### Data shown

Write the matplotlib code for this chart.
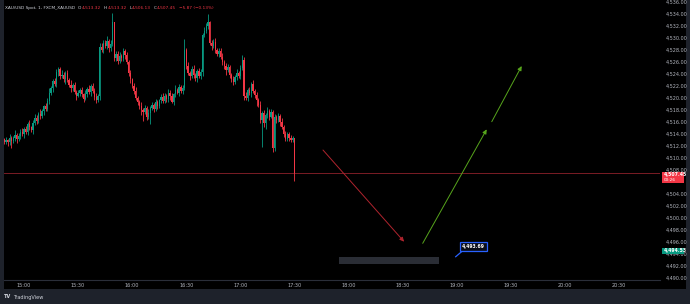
import numpy as np
import matplotlib
matplotlib.use("Agg")
import matplotlib.pyplot as plt
from matplotlib.patches import Rectangle
from matplotlib.transforms import blended_transform_factory

# ---- data (minutes from 15:00, 1-minute candles) ----
FIRST_MINUTE = -11
FIRST_OPEN = 4513.1
CLOSES = [
    4512.7,
    4513.0, 4512.6, 4513.4, 4512.8, 4513.3, 4513.9, 4513.2, 4513.6, 4514.4, 4514.0,
    4514.8, 4514.3, 4515.6, 4515.1, 4514.6,
    4515.9, 4516.7, 4516.2, 4517.4, 4517.0,
    4517.8, 4518.6, 4518.2, 4519.5, 4520.8,
    4521.6, 4522.9, 4522.4, 4524.3, 4524.8,
    4523.6, 4523.9, 4523.2, 4524.1, 4523.0,
    4522.2, 4521.6, 4522.1, 4521.0, 4520.4,
    4520.8, 4521.3, 4520.6, 4519.9, 4520.7, 4521.5, 4521.0, 4522.0, 4521.2, 4520.1, 4519.6, 4520.3,
    4528.5,
    4528.0, 4529.2, 4528.6, 4529.5, 4528.3, 4529.0,
    4532.6, 4526.6,
    4527.4, 4526.2, 4527.0, 4526.6, 4527.8, 4527.2,
    4526.0, 4524.2, 4523.1,
    4522.0, 4521.2, 4520.0, 4519.4, 4518.6, 4518.0,
    4517.6, 4518.4, 4516.9, 4517.5, 4518.3,
    4518.9, 4518.2, 4519.3, 4518.7, 4519.6, 4520.2, 4519.5, 4520.4, 4519.8, 4520.9, 4520.3, 4519.4, 4520.6,
    4521.3, 4520.9, 4521.8, 4521.2, 4521.6,
    4528.0,
    4525.4, 4524.2, 4523.6, 4524.8, 4523.8, 4523.3, 4524.5, 4523.7,
    4524.3, 4530.5,
    4531.2, 4532.0, 4532.6,
    4529.2,
    4528.6, 4529.4, 4528.0, 4527.4, 4527.9,
    4526.8, 4526.0, 4525.3, 4524.6, 4525.1, 4523.9,
    4523.2, 4522.6, 4523.5, 4524.2, 4523.7,
    4525.0, 4526.4,
    4520.4,
    4520.0, 4521.4, 4520.8, 4522.3, 4521.2,
    4520.5, 4519.6, 4518.9,
    4516.4, 4517.5, 4515.8, 4517.1,
    4517.9, 4516.9, 4517.6,
    4511.6, 4516.8,
    4516.3, 4517.0, 4516.0, 4515.2,
    4514.0, 4513.2, 4514.0, 4513.4,
    4513.0, 4513.32, 4507.45,
]
UPPER_WICK = [
    0.3, 0.5, 0.2, 0.6, 0.3, 0.4, 0.7, 0.3, 0.5, 0.4,
    0.6, 0.3, 0.5, 0.4, 0.8, 0.3, 0.5, 0.6, 0.4, 0.3,
    0.7, 0.4, 0.3, 0.6, 0.5, 0.9, 0.4, 0.3, 0.5, 0.6,
    0.4, 0.3, 0.7, 0.5, 0.4, 0.6, 0.3, 0.8, 0.4, 0.5,
    0.3, 0.6, 0.4, 0.5, 0.3, 0.7, 0.4, 0.6, 0.3, 0.5,
    0.4, 0.8, 0.3, 0.6, 0.7, 0.4, 0.5, 0.9, 0.3, 0.6,
    1.6, 0.0, 0.5, 0.4, 0.7, 0.3, 0.6, 0.4, 0.5, 0.3,
    0.4, 0.3, 0.5, 0.6, 0.4, 0.3, 0.7, 0.4, 0.5, 0.3,
    0.6, 0.4, 0.5, 0.3, 0.6, 0.4, 0.3, 0.5, 0.7, 0.4,
    0.3, 0.6, 0.4, 0.5, 0.3, 0.8, 0.4, 0.6, 0.3, 0.5,
    1.8, 0.4, 0.6, 0.3, 0.5, 0.7, 0.4, 0.3, 0.5, 0.6,
    0.4, 0.6, 0.5, 1.4, 0.3, 0.5, 0.4, 0.6, 0.3, 0.5,
    0.4, 0.7, 0.3, 0.5, 0.6, 0.4, 0.3, 0.5, 0.4, 0.6,
    0.3, 0.5, 0.8, 0.4, 0.6, 0.3, 0.5, 0.4, 0.7, 0.3,
    0.5, 0.4, 0.6, 0.3, 0.5, 0.4, 0.6, 0.3, 0.5, 0.4,
    0.6, 0.3, 0.5, 0.4, 0.7, 0.3, 0.5, 0.4, 0.3, 0.5,
    0.3, 0.0,
]
LOWER_WICK = [
    0.4, 0.3, 0.6, 0.5, 1.2, 0.3, 0.4, 0.7, 0.3, 0.5,
    0.4, 0.6, 0.3, 0.5, 0.4, 0.3, 0.6, 0.4, 0.5, 0.3,
    0.5, 0.4, 0.6, 0.3, 0.4, 0.5, 0.3, 0.6, 0.4, 0.5,
    0.6, 0.4, 0.3, 0.5, 0.8, 0.4, 0.3, 0.6, 0.5, 0.4,
    0.7, 0.3, 0.5, 0.4, 0.6, 0.3, 0.5, 0.4, 0.6, 0.3,
    0.5, 0.4, 0.3, 0.6, 0.4, 0.5, 0.3, 0.4, 0.6, 0.5,
    0.3, 0.5, 0.4, 0.6, 0.3, 0.5, 0.4, 0.7, 0.3, 0.5,
    0.6, 0.4, 0.5, 0.3, 0.6, 0.4, 0.8, 1.5, 0.3, 0.6,
    0.4, 1.8, 0.3, 0.5, 0.4, 0.6, 0.3, 0.5, 0.4, 0.3,
    0.5, 0.4, 0.6, 0.3, 0.5, 0.4, 0.3, 0.6, 0.4, 0.5,
    0.3, 0.5, 0.4, 0.6, 0.3, 0.5, 0.4, 0.7, 0.3, 0.5,
    0.6, 0.4, 0.3, 0.5, 0.4, 0.6, 0.3, 0.5, 0.4, 0.6,
    0.3, 0.5, 0.4, 0.7, 0.3, 0.5, 0.6, 0.4, 0.3, 0.5,
    0.4, 0.6, 0.3, 0.8, 0.4, 0.5, 0.3, 0.6, 0.4, 0.5,
    0.9, 0.4, 0.5, 4.5, 0.6, 1.0, 0.4, 0.5, 0.3, 0.6,
    0.4, 0.5, 0.3, 0.6, 0.4, 0.5, 0.3, 0.4, 0.6, 0.3,
    0.4, 1.32,
]

TIME_TICKS = [0, 30, 60, 90, 120, 150, 180, 210, 240, 270, 300, 330]
TIME_LABELS = ["15:00", "15:30", "16:00", "16:30", "17:00", "17:30",
               "18:00", "18:30", "19:00", "19:30", "20:00", "20:30"]
PRICE_TICKS = list(range(4490, 4537, 2))

LAST_PRICE = 4507.45
COUNTDOWN = "00:26"
ALERT_PRICE = 4494.53
CALLOUT_PRICE = 4493.69

# drawn arrows: (t0, p0, t1, p1)
RED_ARROW = (165.8, 4511.33, 210.8, 4496.05)
GREEN_ARROWS = [(221.1, 4495.78, 256.6, 4514.78),
                (259.4, 4516.05, 276.0, 4525.33)]
GRAY_BOX = (174.7, 4492.28, 230.0, 4493.55)   # t0, p0, t1, p1
CALLOUT_BOX = (241.8, 4494.55, 256.6, 4495.95)
CALLOUT_TIP = (239.4, 4493.55)

HEADER = "XAU/USD Spot, 1, FXCM_XAUUSD"
OHLC = [("O", "4,513.32"), ("H", "4,513.32"), ("L", "4,506.13"), ("C", "4,507.45")]
CHANGE = "\u22125.87 (\u22120.13%)"

UP = "#089981"
DOWN = "#f23645"
AXIS_TXT = "#b2b5be"
FOOTER_BG = "#1e222b"

# ---- figure ----
fig = plt.figure(figsize=(6.9, 3.04), dpi=100, facecolor=FOOTER_BG)
bg = fig.add_axes([4 / 690, 15 / 304, 682 / 690, 289 / 304], zorder=-5)
bg.set_axis_off()
bg.add_patch(Rectangle((0, 0), 1, 1, transform=bg.transAxes,
                       facecolor="#000000", edgecolor="none"))

ax = fig.add_axes([4 / 690, 24 / 304, 656 / 690, 280 / 304], zorder=1)
ax.set_facecolor("#000000")
ax.set_xlim(-11.1, 352.7)
ax.set_ylim(4489.67, 4536.33)

closes = np.array(CLOSES)
opens = np.concatenate([[FIRST_OPEN], closes[:-1]])
t = np.arange(FIRST_MINUTE, FIRST_MINUTE + len(closes))
hi = np.maximum(opens, closes) + np.array(UPPER_WICK)
lo = np.minimum(opens, closes) - np.array(LOWER_WICK)
colors = [UP if c >= o else DOWN for o, c in zip(opens, closes)]

ax.vlines(t, lo, hi, colors=colors, linewidth=0.6, zorder=3)
body_h = np.maximum(np.abs(closes - opens), 0.08)
ax.bar(t, body_h, bottom=np.minimum(opens, closes), width=0.7,
       color=colors, linewidth=0, zorder=4)

# last price line
ax.axhline(LAST_PRICE, color="#7a1c25", linewidth=0.7, zorder=2)

# drawings
def arrow(seg, color):
    ax.annotate("", xy=(seg[2], seg[3]), xytext=(seg[0], seg[1]),
                arrowprops=dict(arrowstyle="-|>,head_length=0.25,head_width=0.12",
                                color=color, lw=0.7, shrinkA=0, shrinkB=0),
                zorder=5)

arrow(RED_ARROW, "#b0242e")
for seg in GREEN_ARROWS:
    arrow(seg, "#57a51c")

ax.add_patch(Rectangle((GRAY_BOX[0], GRAY_BOX[1]), GRAY_BOX[2] - GRAY_BOX[0],
                       GRAY_BOX[3] - GRAY_BOX[1], facecolor="#2a2d35",
                       edgecolor="none", zorder=5))

ax.plot([CALLOUT_TIP[0], CALLOUT_BOX[0] + 1.5], [CALLOUT_TIP[1], CALLOUT_BOX[1]],
        color="#2962ff", linewidth=0.9, zorder=6)
ax.add_patch(Rectangle((CALLOUT_BOX[0], CALLOUT_BOX[1]), CALLOUT_BOX[2] - CALLOUT_BOX[0],
                       CALLOUT_BOX[3] - CALLOUT_BOX[1], facecolor="#0b0e1a",
                       edgecolor="#2962ff", linewidth=0.9, zorder=7))
ax.text((CALLOUT_BOX[0] + CALLOUT_BOX[2]) / 2, (CALLOUT_BOX[1] + CALLOUT_BOX[3]) / 2,
        f"{CALLOUT_PRICE:,.2f}", color="white", fontsize=3.3, fontweight="bold",
        ha="center", va="center", zorder=8)

# axes styling
for side in ["top", "left", "right"]:
    ax.spines[side].set_visible(False)
ax.spines["bottom"].set_color("#2a2e39")
ax.spines["bottom"].set_linewidth(0.8)
ax.yaxis.tick_right()
ax.set_yticks(PRICE_TICKS)
ax.set_yticklabels([f"{p:,.2f}" for p in PRICE_TICKS])
ax.set_xticks(TIME_TICKS)
ax.set_xticklabels(TIME_LABELS)
ax.tick_params(axis="y", length=0, pad=4, labelsize=3.5, labelcolor=AXIS_TXT)
ax.tick_params(axis="x", length=0, pad=2, labelsize=3.6, labelcolor=AXIS_TXT)
# the label under the last-price tag is hidden
for lbl, p in zip(ax.get_yticklabels(), PRICE_TICKS):
    if p == 4506:
        lbl.set_visible(False)

# price tags on the right axis
tr = blended_transform_factory(ax.transAxes, ax.transData)
ax.add_patch(Rectangle((1.003, LAST_PRICE - 1.6), 0.034, 1.8, transform=tr,
                       facecolor=DOWN, edgecolor="none", clip_on=False, zorder=9))
ax.text(1.006, LAST_PRICE - 0.28, f"{LAST_PRICE:,.2f}", transform=tr, color="white",
        fontsize=3.3, fontweight="bold", va="center", ha="left", clip_on=False, zorder=10)
ax.text(1.006, LAST_PRICE - 1.1, COUNTDOWN, transform=tr, color="white",
        fontsize=3.1, va="center", ha="left", clip_on=False, zorder=10)
ax.add_patch(Rectangle((1.003, ALERT_PRICE - 0.45), 0.034, 0.95, transform=tr,
                       facecolor=UP, edgecolor="none", clip_on=False, zorder=9))
ax.text(1.006, ALERT_PRICE + 0.02, f"{ALERT_PRICE:,.2f}", transform=tr, color="white",
        fontsize=3.3, fontweight="bold", va="center", ha="left", clip_on=False, zorder=10)

# header legend
x = 5 / 690
y = 1 - 8 / 304
HFS = 3.1
txt = fig.text(x, y, HEADER, color="#d1d4dc", fontsize=HFS, va="center", zorder=20)
fig.canvas.draw()
r = fig.canvas.get_renderer()
x_px = txt.get_window_extent(r).x1 + 3
for letter, val in OHLC:
    a = fig.text(x_px / 690, y, letter, color="#d1d4dc", fontsize=HFS, va="center", zorder=20)
    x_px = a.get_window_extent(r).x1 + 0.2
    b = fig.text(x_px / 690, y, val, color=DOWN, fontsize=HFS, va="center", zorder=20)
    x_px = b.get_window_extent(r).x1 + 3
fig.text(x_px / 690, y, CHANGE, color=DOWN, fontsize=HFS, va="center", zorder=20)

# footer
fig.text(4 / 690, 7 / 304, "TV", color="#d1d4dc", fontsize=3.6, fontweight="bold",
         va="center")
fig.text(13 / 690, 7 / 304, "TradingView", color="#d1d4dc", fontsize=3.6, va="center")

fig.savefig("out.png", dpi=100, facecolor=FOOTER_BG)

######

▶ _Your instructions_:
Everything from the first line of the listing above through the line that contains "from matplotlib.transforms import" is to be restated word for word, minus the pictures.

▶ _The solution_:
Write the matplotlib code for this chart.
import numpy as np
import matplotlib
matplotlib.use("Agg")
import matplotlib.pyplot as plt
from matplotlib.patches import Rectangle
from matplotlib.transforms import blended_transform_factory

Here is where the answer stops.